Die Besetzungspolitik im BMZ hat kürzlich schon der Personalrat des Ministeriums bemängelt. Zwar erscheint es normal, dass ein neuer Minister wichtige Mitarbeiter an der Spitze seines Hauses auswechselt. Doch in diesem Fall ist die Lage komplizierter. Niebel, der seit 1998 den Wahlkreis Heidelberg im Bundestag vertritt, erobert ein Ministerium zurück, das seit Jahrzehnten nicht mehr in der Hand der FDP war. Zwar amtierte als erster Entwicklungsminister ab 1961 der Liberale Walter Scheel, später dominierten jedoch Minister der Union, und zuletzt zwölf lange Jahre Heidemarie Wieczorek-Zeul (SPD). Lange gewachsene persönliche Geflechte werden nun zerrissen. Hinzu kommt, dass sich die Entwicklungspolitiker in der Union ärgern: Bei der regierungsinternen Postenverteilung haben Sie nicht einmal einen Staatssekretär im BMZ abbekommen.

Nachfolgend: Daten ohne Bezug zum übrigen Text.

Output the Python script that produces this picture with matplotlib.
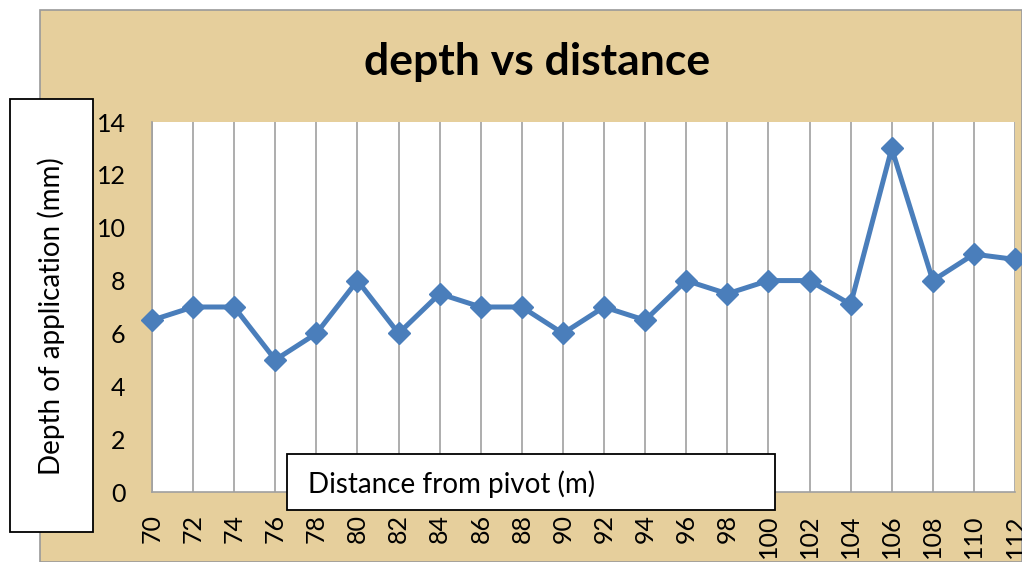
import matplotlib
matplotlib.use("Agg")
import matplotlib.pyplot as plt
from matplotlib.patches import Rectangle

# distance from pivot (m) and depth of application (mm)
distance = [70, 72, 74, 76, 78, 80, 82, 84, 86, 88, 90, 92, 94, 96, 98,
            100, 102, 104, 106, 108, 110, 112]
depth = [6.5, 7, 7, 5, 6, 8, 6, 7.5, 7, 7, 6, 7, 6.5, 8, 7.5,
         8, 8, 7.1, 13, 8, 9, 8.8]
y_ticks = [0, 2, 4, 6, 8, 10, 12, 14]

plt.rcParams['font.family'] = ['Lato', 'DejaVu Sans']

W, H = 1022, 562
fig = plt.figure(figsize=(W / 100, H / 100), dpi=100)
fig.patch.set_facecolor('white')

# parchment-like chart background
fig.patches.append(Rectangle((40 / W, 0), 1 - 40 / W, 1 - 10 / H,
                             transform=fig.transFigure, facecolor='#E6CF9C',
                             edgecolor='#9A9A9A', linewidth=1.2, zorder=-1))

ax = fig.add_axes([152 / W, 70 / H, 863 / W, 370 / H])
ax.set_zorder(1)
ax.set_facecolor('white')
ax.plot(distance, depth, color='#4A7EBB', linewidth=3.6, marker='D',
        markersize=11, clip_on=False, zorder=3)

ax.set_xlim(70, 112)
ax.set_ylim(0, 14)
ax.set_xticks(distance)
ax.set_xticklabels([str(d) for d in distance], rotation=90)
ax.set_yticks(y_ticks)
ax.grid(axis='x', color='#A0A0A0', linewidth=1.2)
ax.set_axisbelow(True)
for side in ['top', 'right']:
    ax.spines[side].set_visible(False)
for side in ['left', 'bottom']:
    ax.spines[side].set_color('#A0A0A0')
    ax.spines[side].set_linewidth(1.2)
ax.tick_params(axis='both', length=0, labelsize=18)
ax.tick_params(axis='y', pad=19)
ax.tick_params(axis='x', pad=16)

fig.text(537 / W, 1 - 62 / H, 'depth vs distance', ha='center', va='center',
         fontsize=32, fontweight='bold')

# y axis title in a box
fig.patches.append(Rectangle((10 / W, 1 - 532 / H), 83 / W, 433 / H,
                             transform=fig.transFigure, facecolor='white',
                             edgecolor='black', linewidth=1.3, zorder=5))
fig.text(51 / W, 1 - 316 / H, 'Depth of application (mm)', rotation=90,
         ha='center', va='center', fontsize=20, zorder=6)

# x axis title in a box
fig.patches.append(Rectangle((287 / W, 1 - 510 / H), 488 / W, 56 / H,
                             transform=fig.transFigure, facecolor='white',
                             edgecolor='black', linewidth=1.3, zorder=5))
fig.text(308 / W, 1 - 484 / H, 'Distance from pivot (m)', ha='left',
         va='center', fontsize=20, zorder=6)

fig.savefig('out.png', dpi=100)
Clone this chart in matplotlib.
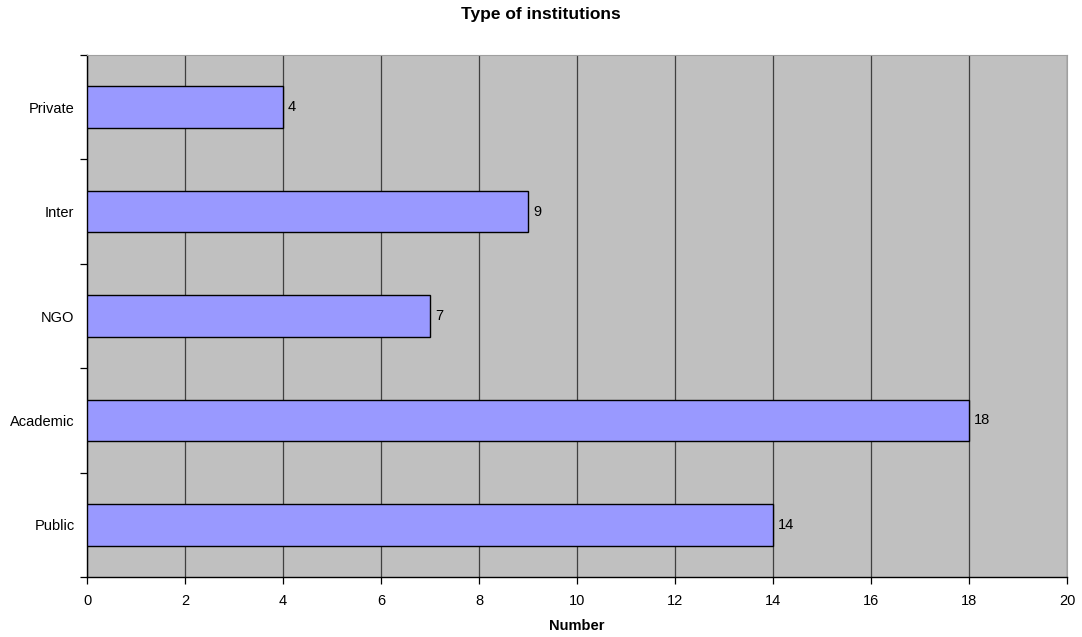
import numpy as np
import matplotlib
matplotlib.use('Agg')
import matplotlib.pyplot as plt

plt.rcParams['font.family'] = ['Liberation Sans', 'DejaVu Sans']

# Data
categories = ['Public', 'Academic', 'NGO', 'Inter', 'Private']
values = [14, 18, 7, 9, 4]
x_ticks = list(range(0, 21, 2))

fig = plt.figure(figsize=(10.82, 6.37), dpi=100)
ax = fig.add_axes([87 / 1082, 1 - 577 / 637, 980 / 1082, 522 / 637])
ax.set_facecolor('#c0c0c0')

pos = np.arange(len(categories))
ax.barh(pos, values, height=0.4, color='#9999ff', edgecolor='black', linewidth=1.0, zorder=3)
for p, v in zip(pos, values):
    ax.text(v + 0.1, p, str(v), va='center', ha='left', fontsize=10.5, zorder=4)

ax.set_xlim(0, 20)
ax.set_ylim(-0.5, len(categories) - 0.5)
ax.set_xticks(x_ticks)
ax.xaxis.grid(True, color='#404040', linewidth=0.9, zorder=1)
ax.set_axisbelow(True)

ax.set_yticks(pos)
ax.set_yticklabels(categories, fontsize=10.5)
ax.set_yticks(np.arange(-0.5, len(categories), 1.0), minor=True)
ax.tick_params(axis='y', which='major', length=0, pad=9)
ax.tick_params(axis='y', which='minor', length=5, direction='out', width=0.9)
ax.tick_params(axis='x', length=5, direction='out', width=0.9, labelsize=10.5, pad=7)

for s in ['top', 'right']:
    ax.spines[s].set_color('#a0a0a0')
    ax.spines[s].set_linewidth(0.8)
for s in ['left', 'bottom']:
    ax.spines[s].set_color('black')
    ax.spines[s].set_linewidth(1.0)

ax.set_xlabel('Number', fontsize=10.5, fontweight='bold', labelpad=8)
fig.text(0.5, 1 - 14.5 / 637, 'Type of institutions', ha='center', va='center',
         fontsize=12.5, fontweight='bold')

fig.savefig('out.png', dpi=100)
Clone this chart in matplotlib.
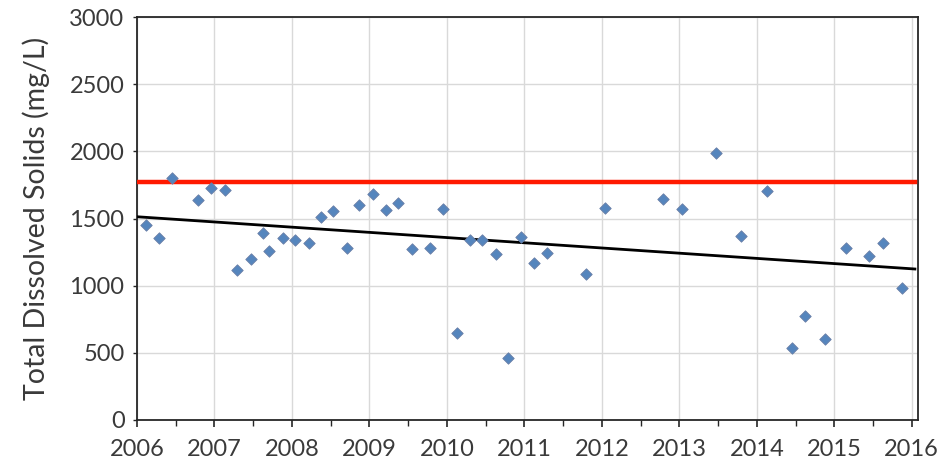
import matplotlib
matplotlib.use("Agg")
import matplotlib.pyplot as plt
from matplotlib.ticker import MultipleLocator
import numpy as np

# Sample dates (decimal years) and Total Dissolved Solids (mg/L)
dates = [2006.12, 2006.28, 2006.45, 2006.79, 2006.96, 2007.13, 2007.29, 2007.47,
         2007.63, 2007.71, 2007.89, 2008.04, 2008.22, 2008.37, 2008.53, 2008.71,
         2008.87, 2009.05, 2009.21, 2009.37, 2009.55, 2009.78, 2009.95, 2010.13,
         2010.30, 2010.45, 2010.63, 2010.79, 2010.95, 2011.13, 2011.29, 2011.79,
         2012.04, 2012.79, 2013.03, 2013.47, 2013.79, 2014.13, 2014.46, 2014.62,
         2014.88, 2015.15, 2015.45, 2015.63, 2015.87]
tds = [1455, 1355, 1800, 1638, 1725, 1712, 1117, 1198,
       1394, 1258, 1353, 1340, 1315, 1509, 1556, 1278,
       1600, 1682, 1563, 1618, 1271, 1278, 1568, 650,
       1340, 1340, 1236, 459, 1364, 1166, 1240, 1087,
       1576, 1645, 1568, 1990, 1372, 1705, 534, 776,
       603, 1278, 1223, 1315, 980]

standard_value = 1775
trend_x = [2006.0, 2016.04]
trend_y = [1513, 1124]

year_ticks = list(range(2006, 2017))
y_ticks = [0, 500, 1000, 1500, 2000, 2500, 3000]

plt.rcParams['font.family'] = ['Lato', 'DejaVu Sans']

fig = plt.figure(figsize=(9.41, 4.67), dpi=100)
ax = fig.add_axes([137/941, 1 - 420/467, (918-137)/941, (420-17)/467])

ax.set_xlim(2006, 2016.08)
ax.set_ylim(0, 3000)
ax.set_xticks(year_ticks)
ax.set_xticklabels([str(y) for y in year_ticks])
ax.xaxis.set_minor_locator(MultipleLocator(0.5))
ax.set_yticks(y_ticks)
ax.set_yticklabels([str(v) for v in y_ticks])

ax.grid(True, which='major', color='#d9d9d9', linewidth=1.0)
ax.set_axisbelow(True)

ax.axhline(standard_value, xmin=0, xmax=(2016.04-2006)/(2016.08-2006),
           color='#ff1a00', linewidth=3.2, zorder=3)
ax.plot(trend_x, trend_y, color='black', linewidth=2.0, zorder=3)
ax.scatter(dates, tds, marker='D', s=34, color='#5585bd',
           edgecolors='#6a7fa6', linewidths=0.6, zorder=4)

for s in ax.spines.values():
    s.set_color('#262626')
    s.set_linewidth(1.3)

ax.tick_params(axis='x', which='major', direction='out', length=5, width=1.2,
               labelsize=17, pad=9, colors='#262626', labelcolor='#3a3a3a')
ax.tick_params(axis='x', which='minor', direction='out', length=4, width=1.0,
               colors='#262626')
ax.tick_params(axis='y', which='major', direction='out', length=3, width=1.0,
               labelsize=17, pad=6, colors='#262626', labelcolor='#3a3a3a')

ax.set_ylabel('Total Dissolved Solids (mg/L)', fontsize=20.5,
              color='#3a3a3a', labelpad=14)

fig.savefig('out.png', dpi=100)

Aus einem weiteren Grund ist die beabsichtigte Berufung des Oberst im Ruhestand auch in der Öffentlichkeit umstritten. In Interviews hat Niebel deutliche Warnungen an die Adresse wichtiger Entwicklungsorganisationen ausgesprochen. Entwicklungshelfer, die beispielsweise in Afghanistan nicht mit der Bundeswehr zusammenarbeiten wollten, würden auch kein Geld vom BMZ mehr erhalten. „Wer in den Regionen keine Aufträge durchführen möchte, der muss das nicht, aber er kann dann auch nicht an diesem Geld partizipieren“, sagte der Minister.


Seitdem ist von der „Militarisierung der Entwicklungspolitik“ die Rede. „Niebels Äußerungen könnten auf einen Politikwechsel hindeuten“, befürchtet etwa der grüne Entwicklungspolitiker Thilo Hoppe. Auch die einflussreichen Entwicklungsorganisationen sind alarmiert. „Die Unabhängigkeit der Hilfsorganisationen ist natürlich drastisch in Gefahr, wenn sie an militärische Einsätze gekoppelt wird. Dies macht ihre Arbeit nicht nur unglaubwürdig, sondern auch lebensgefährlich“, sagt etwa Jürgen Lieser von der katholischen Caritas.


Bisher geht es nur um einen Streit um Worte. Tatsächlich geändert hat sich in der Entwicklungspolitik noch nichts. Es existieren jedoch mehrere mögliche Konfliktfelder. So stellte Niebel die deutsche Entwicklungshilfe für China in Frage. Das Land sei ökonomisch so stark, dass es keiner Unterstützung mehr bedürfe. Diese Position ziehen Experten in Zweifel, auch Ökonomie-Professor Rolf Langhammer, der dem wissenschaftlichen Beirat des BMZ angehört. Erstens sei China teilweise durchaus noch als Entwicklungsland einzustufen, und zweitens diene „die Entwicklungshilfe als Eintrittskarte für den Dialog“ mit der Regierung in Peking, argumentiert Langhammer.


Niebels weitere Tätigkeit dürfte kein Spaziergang werden. Immer wird ihm die vor der Wahl geäußerte Absicht nachhängen, das vermeintlich überflüssige Ministerium eigentlich auflösen zu wollen. Nun muss er eine Aufgabe bewältigen, die extrem schwer ist. Die Vorgängerregierungen haben sich international verpflichtet, die deutschen Zahlungen für Entwicklungshilfe bis 2015 auf 0,7 Prozent der Wirtschaftsleistung anzuheben – eine milliardenteure Zusage, deren Erfüllung in Zeiten der Wirtschaftskrise sehr viel Überzeugung und Durchsetzungswillen erfordert. Ob Niebel diese aufbringt, wird man sehen.